Sylvester and the Magic Pebble
By William Steig
The first time I read this book, I thought it was so sad. I was almost apprehensive about reading it to children. However, I think it could be used in such a variety of ways in the classroom that it could be very helpful. The story is about a young donkey who finds a magic pebble. He makes several wishes, and gets excited to go home to show his parents. But then, he sees a hungry lion, and makes a wish that he was a rock, so that the lion cannot eat him. However, his plan backfires- because now he cannot change himself back into a donkey. His parents become very worried, and a year goes by with Sylvester as a rock. One day, his sad parents go for a picnic, and use Sylvester the rock as a table. They find the pebble next to him, and think of Sylvester, subsequently wishing he was there with him and turning Sylvester back into his donkey self, and everyone is happy again.

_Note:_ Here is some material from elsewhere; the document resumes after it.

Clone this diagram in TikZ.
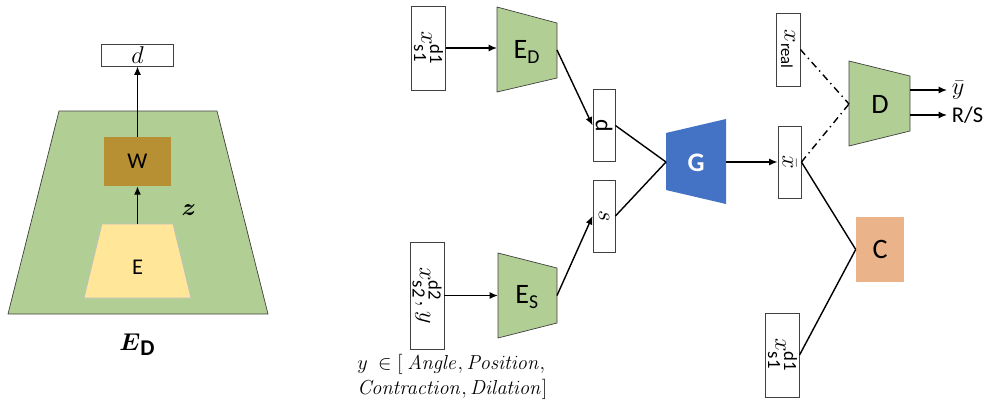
\documentclass[tikz,border=0pt]{standalone}
\usepackage{amsmath}
\usepackage[no-math]{fontspec}
\setmainfont{Carlito}
\usepackage{graphicx}
\definecolor{encgreen}{HTML}{B1CF95}
\definecolor{gblue}{HTML}{4472C4}
\definecolor{corange}{HTML}{EBB38A}
\definecolor{wbrown}{HTML}{B89034}
\definecolor{eyellow}{HTML}{FFE699}
\definecolor{edge}{HTML}{404040}
\usepackage{tikz}
\usetikzlibrary{arrows.meta}
\tikzstyle{base}=[x=0.025cm, y=-0.025cm]
\tikzstyle{vbox}=[draw=edge, line width=0.6pt, fill=white, inner sep=0pt, minimum width=0.55cm, minimum height=1.8cm, font=\fontsize{17}{19}\selectfont]
\tikzstyle{wide}=[vbox, minimum width=0.83cm, minimum height=2.1cm, font=\fontsize{19}{21}\selectfont]
\tikzstyle{enc}=[draw=edge, line width=0.5pt, fill=encgreen]
\tikzstyle{link}=[black, line width=1pt]
\tikzstyle{flow}=[link, -{Latex[length=6pt, width=5pt]}]
\tikzstyle{disc}=[link, dash pattern=on 5pt off 3pt on 1pt off 3pt]
\tikzstyle{big}=[font=\fontsize{20}{24}\selectfont]
\tikzstyle{small}=[font=\fontsize{16}{18}\selectfont]

\begin{document}
\begin{tikzpicture}[base]
    \useasboundingbox (0,0) rectangle (984,402);
        \draw [enc] (59,111) -- (217,111) -- (268,314) -- (8,314) -- cycle;
        \draw [draw=lightgray, line width=0.5pt, fill=eyellow] (102,224) -- (173,224) -- (191,298) -- (84,298) -- cycle;
        \coordinate (Etop) at (137.5,224);
        \node [small] (E) at (137.5,267) {E};
        \node [small, fill=wbrown, minimum width=1.675cm, minimum height=1.225cm] (W) at (137.5,161.5) {W};
        \node [vbox, minimum width=1.8cm, minimum height=0.55cm, font=\fontsize{16}{18}\selectfont] (dL) at (137.5,55) {$d$};
        \node [font=\fontsize{19}{21}\selectfont] (z) at (189,210) {$\boldsymbol{z}$};
        \node (EDname) at (137,345) {{\fontsize{19}{21}\selectfont$\boldsymbol{E}$}{\fontsize{16}{18}\selectfont\bfseries\raisebox{-3.5pt}{D}}};
        \draw [flow] (Etop) -- (W);
        \draw [flow] (W) -- (dL);

        \node [wide] (xa) at (428.5,48) {\rotatebox{-90}{$x^{\text{d1}}_{\text{s1}}$}};
        \draw [enc] (497,7) -- (557,23) -- (557,78) -- (497,92) -- cycle;
        \coordinate (EDin) at (497,48);
        \coordinate (EDout) at (557,50);
        \node [big] (ED) at (527,52) {E\textsubscript{D}};
        \draw [flow] (xa) -- (EDin);

        \node [wide, minimum width=0.85cm, minimum height=2.675cm] (xb) at (427,295.5) {\rotatebox{-90}{$x^{\text{d2}}_{\text{s2}},y$}};
        \draw [enc] (498,253) -- (557,268) -- (557,323) -- (498,338) -- cycle;
        \coordinate (ESin) at (498,295.5);
        \coordinate (ESout) at (557,295.5);
        \node [big] (ES) at (527,297) {E\textsubscript{S}};
        \draw [flow] (xb) -- (ESin);
        \node [anchor=west, align=left, inner sep=0pt, font=\fontsize{15}{17.8}\selectfont] (yset) at (357,377) {$y\ \in[\ \mathit{Angle},\mathit{Position},$\\$\mathit{Contraction},\mathit{Dilation}]$};

        \node [vbox] (dcode) at (604,125.5) {\rotatebox{-90}{d}};
        \node [vbox] (scode) at (604,216) {\rotatebox{-90}{$s$}};
        \draw [flow] (EDout) -- (dcode.west);
        \draw [flow] (ESout) -- (scode.west);

        \fill [gblue] (666,133) -- (726,119) -- (726,204) -- (666,190) -- cycle;
        \coordinate (Gin) at (666,162);
        \coordinate (Gout) at (726,162);
        \node [white, font=\fontsize{19}{22}\selectfont\bfseries] (G) at (696,163) {G};
        \draw [link] (dcode.east) -- (Gin);
        \draw [link] (scode.east) -- (Gin);

        \node [vbox, minimum width=0.575cm] (xbar) at (789.5,162) {\rotatebox{-90}{$\bar{x}$}};
        \node [vbox, minimum width=0.6cm, minimum height=1.825cm] (xreal) at (788,49.5) {\rotatebox{-90}{$x_{\text{real}}$}};
        \draw [flow] (Gout) -- (xbar);

        \draw [enc] (849,61) -- (910,76) -- (910,131) -- (849,146) -- cycle;
        \coordinate (Din) at (849,104);
        \coordinate (Dy) at (910,90);
        \coordinate (Drs) at (910,115);
        \node [big] (D) at (880,104) {D};
        \draw [disc] (xreal.east) -- (Din);
        \draw [disc] (xbar.east) -- (Din);
        \node [anchor=west, font=\fontsize{18}{20}\selectfont] (ybar) at (947,90) {$\bar{y}$};
        \node [anchor=west, font=\fontsize{16}{18}\selectfont] (rs) at (947,115) {R/S};
        \draw [flow] (Dy) -- (ybar.west);
        \draw [flow] (Drs) -- (rs.west);

        \node [big, fill=corange, minimum width=1.2cm, minimum height=1.625cm] (C) at (880,249.5) {C};
        \node [wide] (xc) at (782.5,355) {\rotatebox{-90}{$x^{\text{d1}}_{\text{s1}}$}};
        \draw [link] (xbar.east) -- (C.west);
        \draw [link] (xc.east) -- (C.west);
    \end{tikzpicture}
\end{document}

The details about how much Sylvester misses his parents and how hard his parents look for him and cannot find him is a little bit overdone, in my opinion. If it were me writing this, I would have had his parents find him the next day, instead of going into detail about how much they missed him. I think for young kids to imagine their lives away from their parents and stuck in some awful situation is a little bit scary and unnecessary. However, the characters are donkeys and it is such fantasy to be wishing on a magic pebble, that emphasizing that this would never happen in real life would be an easy thing for the teacher to do.

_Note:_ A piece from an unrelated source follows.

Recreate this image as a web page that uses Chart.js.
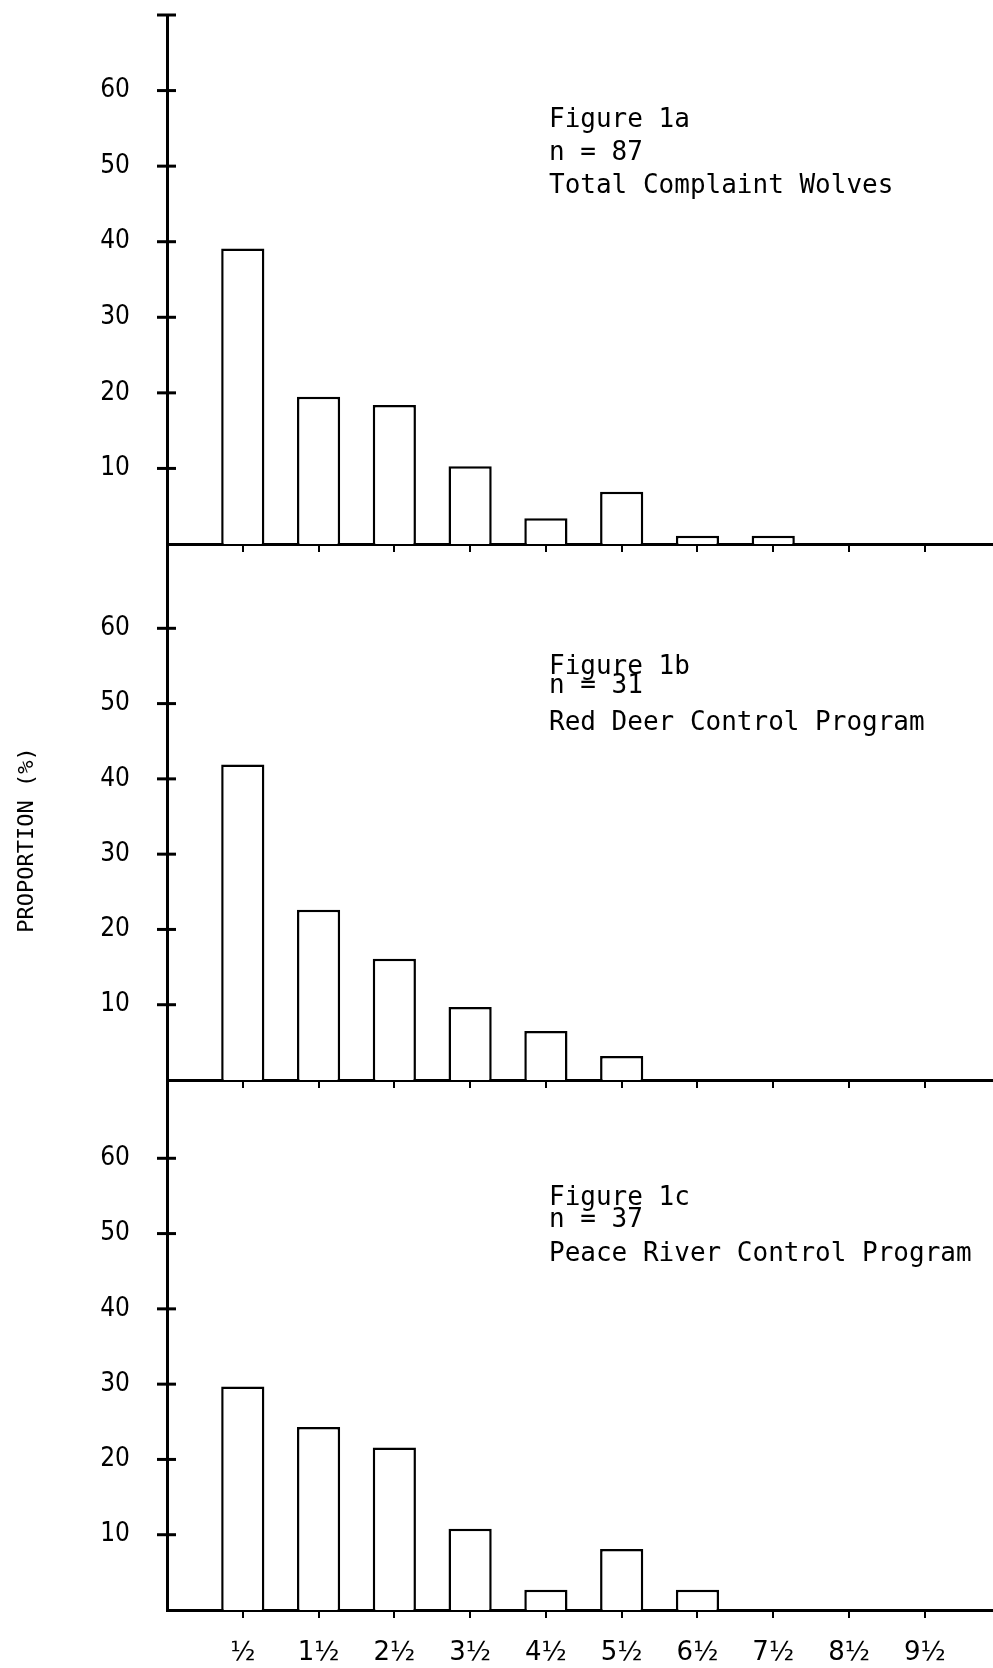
<!DOCTYPE html>
<html>
<head>
<meta charset="utf-8">
<script src="https://cdn.jsdelivr.net/npm/chart.js@4.4.1/dist/chart.umd.min.js"></script>
<style>
  html, body { margin: 0; padding: 0; background: #fff; }
  #page { position: relative; width: 993px; height: 1668px; overflow: hidden; }
  .panel { position: absolute; left: 0; width: 993px; }
</style>
</head>
<body>
<div id="page">
  <div class="panel" style="top:0;height:552px"><canvas id="chartA"></canvas></div>
  <div class="panel" style="top:540px;height:548px"><canvas id="chartB"></canvas></div>
  <div class="panel" style="top:1076px;height:592px"><canvas id="chartC"></canvas></div>
</div>
<script>
// age classes (years) on the shared x axis
const ageClasses = ["½", "1½", "2½", "3½", "4½", "5½", "6½", "7½", "8½", "9½"];
const yTicks = [10, 20, 30, 40, 50, 60];

// proportion (%) per age class
const totalComplaint = [39.1, 19.5, 18.4, 10.3, 3.4, 6.9, 1.1, 1.1, 0, 0];
const redDeer = [41.9, 22.6, 16.1, 9.7, 6.5, 3.2, 0, 0, 0, 0];
const peaceRiver = [29.7, 24.3, 21.6, 10.8, 2.7, 8.1, 2.7, 0, 0, 0];

const notesA = ["Figure 1a", "n = 87", "Total Complaint Wolves"];
const notesB = ["Figure 1b", "n = 31", "Red Deer Control Program"];
const notesC = ["Figure 1c", "n = 37", "Peace River Control Program"];
const yTitle = "PROPORTION (%)";

const INK = "#000";

// y ticks that cross the axis, the panel note and the axis title
const panelExtras = {
  id: "panelExtras",
  afterDraw(chart, args, opts) {
    const { ctx, chartArea: area, scales: { y } } = chart;
    ctx.save();
    ctx.strokeStyle = INK;
    ctx.lineWidth = 3;
    const marks = opts.cap ? yTicks.concat([y.max]) : yTicks;
    marks.forEach(v => {
      const py = y.getPixelForValue(v);
      ctx.beginPath();
      ctx.moveTo(area.left - 10, py);
      ctx.lineTo(area.left + 9, py);
      ctx.stroke();
    });

    ctx.fillStyle = INK;
    ctx.font = '26px "DejaVu Sans Mono"';
    ctx.textBaseline = "middle";
    ctx.textAlign = "left";
    opts.notes.forEach((t, i) => ctx.fillText(t, opts.noteX, area.top + opts.noteY[i]));

    if (opts.title) {
      ctx.font = '22px "DejaVu Sans Mono"';
      ctx.textAlign = "center";
      ctx.translate(27, opts.titleY);
      ctx.rotate(-Math.PI / 2);
      ctx.fillText(opts.title, 0, 0);
    }
    ctx.restore();
  }
};

function makePanel(id, values, yMax, notes, extra) {
  const ctx = document.getElementById(id);
  new Chart(ctx, {
    type: "bar",
    data: {
      datasets: [{
        data: values.map((v, i) => ({ x: i, y: v })),
        backgroundColor: "#fff",
        borderColor: INK,
        borderWidth: 2.5,
        barPercentage: 0.57,
        categoryPercentage: 1
      }]
    },
    plugins: [panelExtras],
    options: {
      responsive: true,
      maintainAspectRatio: false,
      animation: false,
      layout: { padding: { top: extra.padTop, bottom: 0, left: 0, right: 0 } },
      plugins: {
        legend: { display: false },
        tooltip: { enabled: false },
        panelExtras: {
          cap: extra.cap,
          notes: notes,
          noteX: 549,
          noteY: extra.noteY,
          title: extra.title,
          titleY: extra.titleY
        }
      },
      scales: {
        x: {
          type: "linear",
          min: -1,
          max: 9.9,
          offset: false,
          z: 1,
          afterBuildTicks: s => { s.ticks = ageClasses.map((_, i) => ({ value: i })); },
          afterFit: s => { s.height = extra.xHeight; s.paddingLeft = 0; s.paddingRight = 0; },
          grid: { offset: false, drawOnChartArea: false, color: INK, lineWidth: 2, tickLength: 8 },
          border: { color: INK, width: 3 },
          ticks: {
            display: extra.xLabels,
            padding: 20,
            color: INK,
            font: { family: "DejaVu Sans", size: 26 },
            maxRotation: 0,
            autoSkip: false,
            callback: v => ageClasses[v]
          }
        },
        y: {
          min: 0,
          max: yMax,
          z: 1,
          afterBuildTicks: s => { s.ticks = yTicks.map(v => ({ value: v })); },
          afterFit: s => { s.width = 167; s.paddingTop = 0; s.paddingBottom = 0; },
          grid: { drawOnChartArea: false, color: "rgba(0,0,0,0)", tickLength: 37 },
          border: { color: INK, width: 3 },
          ticks: {
            padding: 0,
            color: INK,
            font: { family: "DejaVu Sans Condensed, DejaVu Sans", size: 26 },
            callback: v => String(v)
          }
        }
      }
    }
  });
}

makePanel("chartA", totalComplaint, 70, notesA,
  { padTop: 15, xHeight: 8, xLabels: false, cap: true, noteY: [105, 138, 171] });
makePanel("chartB", redDeer, 71.2, notesB,
  { padTop: 4, xHeight: 8, xLabels: false, cap: false, noteY: [123, 142, 179],
    title: yTitle, titleY: 300 });
makePanel("chartC", peaceRiver, 70.4, notesC,
  { padTop: 4, xHeight: 58, xLabels: true, cap: false, noteY: [118, 140, 174] });
</script>
</body>
</html>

After reading this book, I think it would be fun to have the kids write about what they would wish for if they had a magic pebble. Most every student would be able to write about something, and it would be fun for the kids to share their wishes with each other. I also think that this is a great way to talk about materialism and our modern society, with older students. At the end of the book, they lock away the magic pebble, because they have all that they need; each other. I think this is something that people forget about today, and it would be interesting to hear what the students had to say about it. Would they wish for people and for others’ happiness? Or would they wish for beautiful houses and money? Nobody’s wishes would be “wrong” but it would be insightful to hear what students might have to say about this topic.